Attends, je réfléchis mais je suis presque certain que Patrick était déjà présent sur Final Days en 2021. C’était la première fois que Patrick jouait dans le groupe, mais ce n’est plus une grande information, c’était pendant la pandémie où nous ne pouvions pas jouer nos titres. Il a beaucoup donné sur cet opus parce ce n’est pas aussi facile que ça. C’est toujours notre nouveau guitariste mais nous en avons un autre (Niels Löffler ancien bassiste de 2011 à 2019, et passé à la guitare en 2019). Cela fait déjà trois ans qu’il est à nos coté. C’est un gars super, un peu jeune âgé d’une trentaine d’année, super motivé, beau gosse, guitariste incroyable et très important super facile humainement. C’est un type sympathique, parallèlement un bon ami. J’ai toujours dit que Tobias devait partir et il joue maintenant avec Grave Digger. Tout se passe bien désormais. Une fois qu’on a commencé à tourner avec Patrick, c’était sans appel comparé à ce que nous avions vécu auparavant. Je crois qu’en ce moment c’est la meilleure formation que nous n’ayons jamais eue.

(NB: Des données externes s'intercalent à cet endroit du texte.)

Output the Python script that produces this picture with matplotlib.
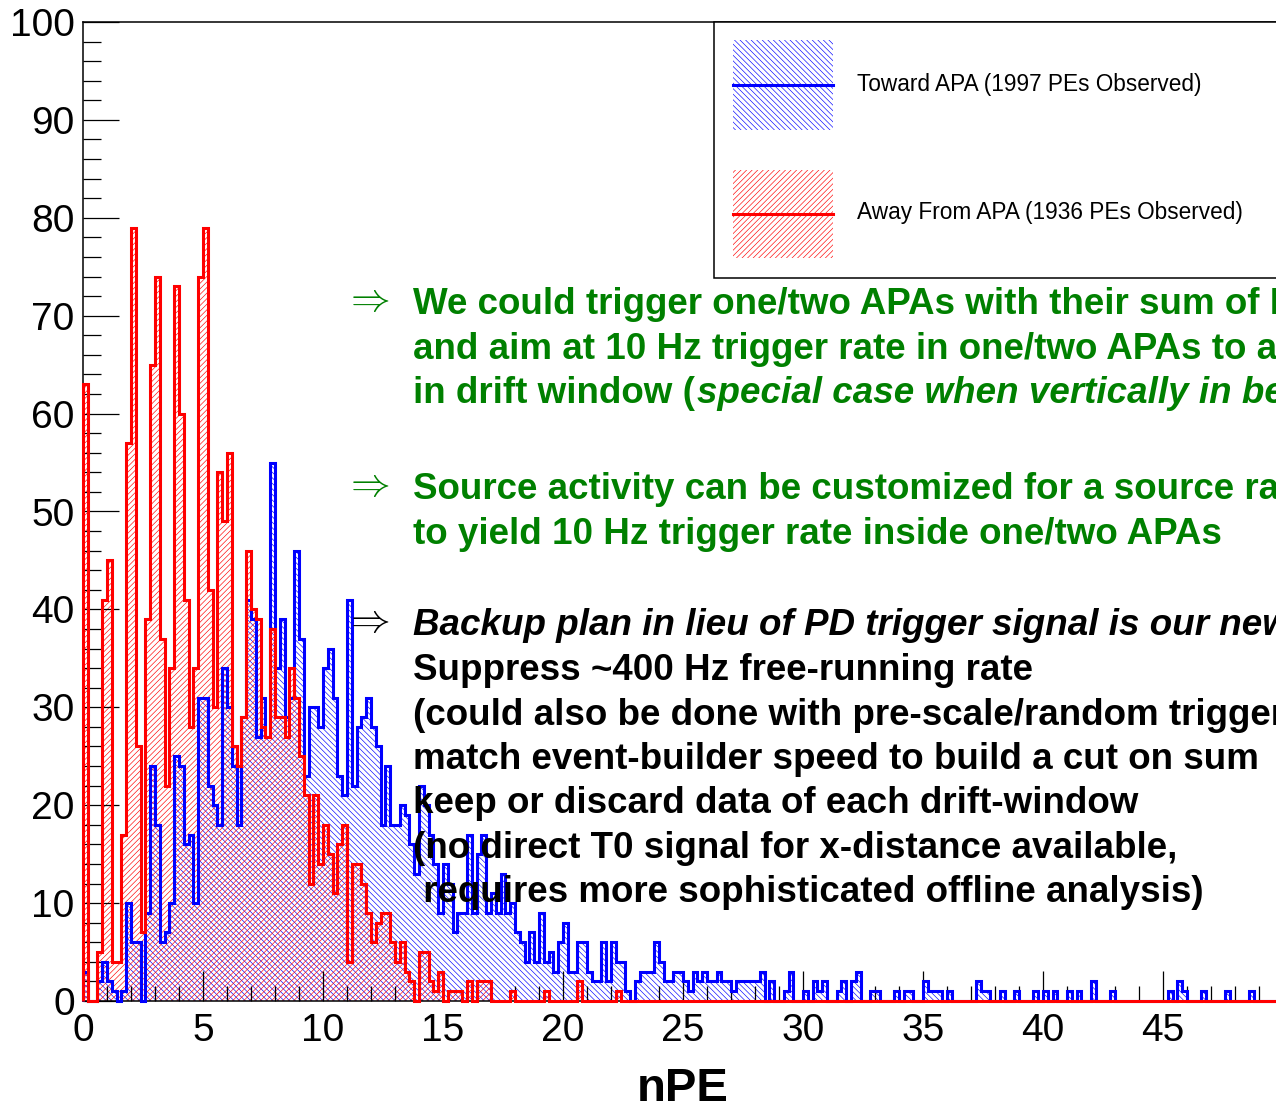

À propos de la pochette, tu as eu l’idée avant de collaborer avec Dan Gorfi ou il est venu avec un artwork bien défini ?
Nous avions une idée sur ce que devait représenter la pochette de l’album, bien sûr quand tu as écrit toutes les chansons et les paroles, tu es très loin de l’histoire et tu as une idée à quoi tout cela va ressembler. Dan est grandiose il a fait des esquisses avant de passer à la vraie pochette. Nous pouvions donner notre avis, ceci doit être plus grand ou plus petit avant et pointer le doigt sur des détails spécifiques. Ce que j’aime le plus sur cette cover artwork, c’est qu’il y a une référence en rapport avec tous nos disques précédents. Pour les vrais fans, c’est super. J’adore cette idée.
En Octobre 2022, tu as sorti Final Days Orden Ogan And Friends avec une multitude d’invités comme Stu Block (Iced Earth, Annihilator), Peavy Wagner (Rage), Andy B. Franck (Brainstorm), Elina Siirala (Leaves’ Eyes), et beaucoup d’autres. Comment as-tu vécu le fait de travailler avec des chanteurs issus d’horizons musical différents ?

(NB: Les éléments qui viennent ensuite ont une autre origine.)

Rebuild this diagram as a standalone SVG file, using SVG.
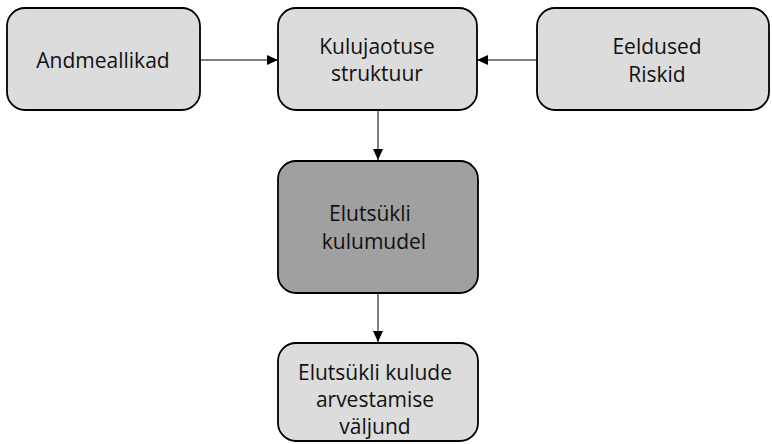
<svg xmlns="http://www.w3.org/2000/svg" width="772" height="444" viewBox="0 0 772 444">
<defs>
<marker id="ah" markerWidth="12" markerHeight="12" refX="11" refY="6" orient="auto" markerUnits="userSpaceOnUse">
<path d="M0,1 L11,6 L0,11 Z" fill="#000"/>
</marker>
<style>
.box{fill:#dcdcdc;stroke:#000;stroke-width:1.8}
.dark{fill:#a0a0a0;stroke:#000;stroke-width:1.8}
.t{font-family:"Open Sans","Liberation Sans",sans-serif;font-size:21px;fill:#111;text-anchor:middle}
.c{stroke:#000;stroke-width:1;fill:none;marker-end:url(#ah)}
</style>
</defs>
<g id="connectors">
<line class="c" x1="200" y1="60" x2="278" y2="60"/>
<line class="c" x1="537" y1="60" x2="477" y2="60"/>
<line class="c" x1="378" y1="110" x2="378" y2="160"/>
<line class="c" x1="378" y1="293" x2="378" y2="342"/>
</g>
<g id="andmeallikad">
<rect class="box" x="7" y="8" width="193" height="102" rx="18"/>
<text class="t" x="103" y="68">Andmeallikad</text>
</g>
<g id="kulujaotuse">
<rect class="box" x="278" y="8" width="199" height="102" rx="18"/>
<text class="t" x="377" y="54">Kulujaotuse</text>
<text class="t" x="377" y="81">struktuur</text>
</g>
<g id="eeldused">
<rect class="box" x="537" y="8" width="232" height="102" rx="18"/>
<text class="t" x="657" y="54">Eeldused</text>
<text class="t" x="657" y="82">Riskid</text>
</g>
<g id="kulumudel">
<rect class="dark" x="278" y="161" width="200" height="132" rx="18"/>
<text class="t" x="370" y="221">Elutsükli</text>
<text class="t" x="374" y="249">kulumudel</text>
</g>
<g id="valjund">
<rect class="box" x="278" y="343" width="200" height="98" rx="18"/>
<text class="t" x="375" y="380">Elutsükli kulude</text>
<text class="t" x="375" y="407">arvestamise</text>
<text class="t" x="375" y="434">väljund</text>
</g>
</svg>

Final Days – Orden Ogan And Friends était en fait un bonus et une version spéciale de Final Days, cela n’a jamais été pensé comme un album ou autre chose. C’est juste un cd bonus et nous l’avons sorti pendant la pandémie. Tout le monde était chez lui sans pouvoir sortir de chez soi et tous les musiciens étaient déprimés, alors c’était la meilleure idée à cette époque que nous pouvions avoir. Faisons le même disque avec nos amis qui sont aussi de bons chanteurs et ils étaient super contents d’avoir quelque chose à faire (rires) au lieu regarder toujours le même film sur Netflix.
Pour conclure, tu as aussi publié un album l’année dernière avec Angus McSix. Que représente cette formation à tes yeux ?
Oui, que puis-je dire ? Nous nous sommes dits : « faisons-le ! » et ça a été le plus grand succès en Allemagne de tous les temps. On est arrivé numéro dix dans les charts directement avec cet album. Nous avons joué dans des grands festivals, nous avons fait des tournées avec des amis. C’était génial ! En ce moment le combo est en pause car mon but principal est et reste Orden Ogan. Tom (Thomas Winkler/chant) vient juste d’être papa et a choisi de rester à la maison pour l’instant. On travaille ensemble mais je n’ai rien à annoncer pour l’instant en termes d’infos.